Net income fell to C$431 million ($423.6 million), or 43 Canadian cents per share, from C$669 million, or 71 Canadian cents per share, a year earlier.
The company, a dominant producer of heavy crude in Western Canada, earned 45 Canadian cents per share on an adjusted basis, down from 72 Canadian cents per share a year earlier.
In the April-June quarter, U.S. crude oil prices fell 9 percent from a year earlier to average $93 per barrel. Natural gas prices have fallen 46 percent to average $2.4 per million British thermal unit.
Production averaged 281,900 barrels of oil equivalent per day (boe/d), down from 311,600 boe/d in the year-ago quarter, the company said.
Cash flow, a key indicator of the company’s ability to fund new projects and drilling, fell to C$1.15 billion, or C$1.17 per share from C$1.51 billion, or C$1.67 per share, a year earlier.
The company said its 60,000 barrel a day Sunrise oil sands project in northern Alberta, a joint venture with BP Plc BP.L, was on track for first production in 2014.

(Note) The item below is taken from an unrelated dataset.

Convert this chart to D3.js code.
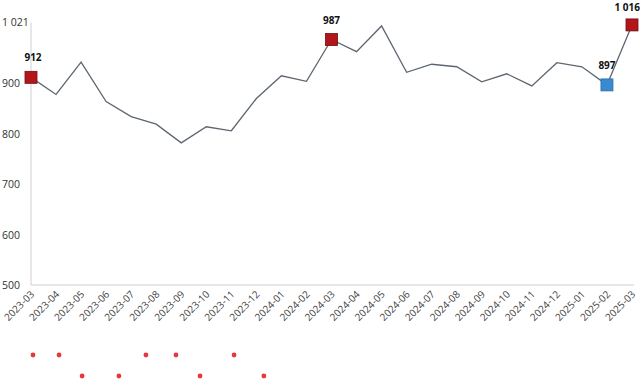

The SeaRose floating production, storage and offloading vessel is expected to return to operations with production ramping up in the third quarter as per schedule, the company said.
Systems and operations on SeaRose returned to normal in May.
Husky’s shares closed at C$25.12 on Monday on the Toronto Stock Exchange. The shares have fallen nearly 6 percent over the past 12 months.